Clark points out in the interview that in the case of Iran and Syria we made a grave error in how we dealt with them after we toppled Saddam. In the embarrassing high fiving euphoria of our preordained military victory (over a 4th rate dictatorship we’d systematically weakened for 12 years) we let the neocon hawks loose in the region to threaten Syria and Iran even more forcefully than we had before. In doing so, we’ve given them reason to become more aggressive in these early days than they otherwise might have. It was stupid and useless. Had we shut the likes of John Bolton’s pie hole for him, we might have been able to keep the Syrians and the Iranians at least off balance and wondering. Instead, we threw down the gauntlet and gave them every reason to get involved from the get-go.
The other thing he said that intrigued me was this:
…you can take Halliburton out of the expanded nation building role it has and let it do what it normally does which is provide some of the logistics back up for the American troops.
What did he mean by that? Is this a reference to the military privatization issue or is there more to it? I think the Halliburton thing is a good campaign issue — it’s one of those one word symbols that, I think, can speak to the working class voters who might swing our way. (Edwards has some good rhetoric on this.) I’d be very interested in what specifically Clark was talking about because the idea of privatizing the military by giving billions to Halliburton cuts right into the patriotic, pro-military image of the GOP.
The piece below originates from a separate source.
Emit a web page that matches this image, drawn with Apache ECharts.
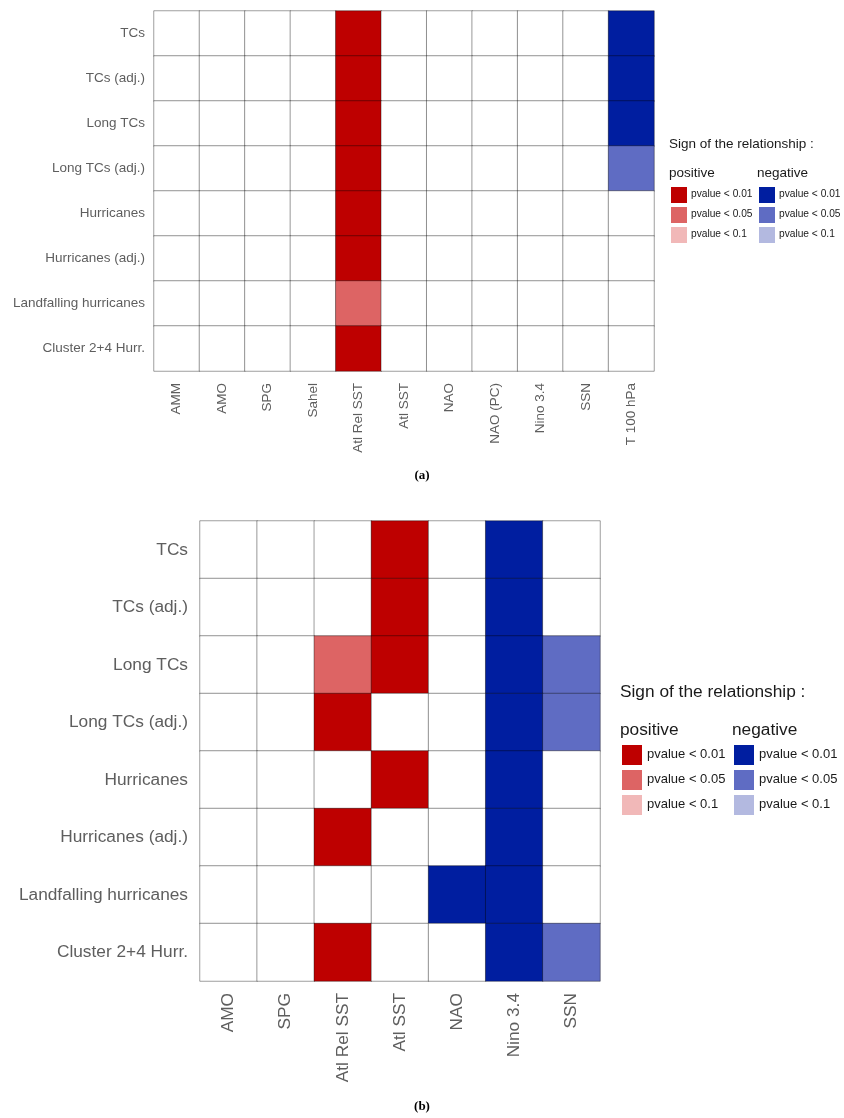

As for Clark’s ability to implement his policy prescriptions, as I’ve said, I think it will be possible for anyone other than Bush to get more international cooperation (which Clark, of all those in the race, knows full well can be like herding cats) and I agree that it is the single most important key to getting the Iraq situation on track. As long as it’s America vs Arabs, we are fucked.
Clark is very well equipped to deal with the challenges presented by a fractious international coalition. Indeed he may be the most qualified American in the country to do that as President and Commander in Chief of the military.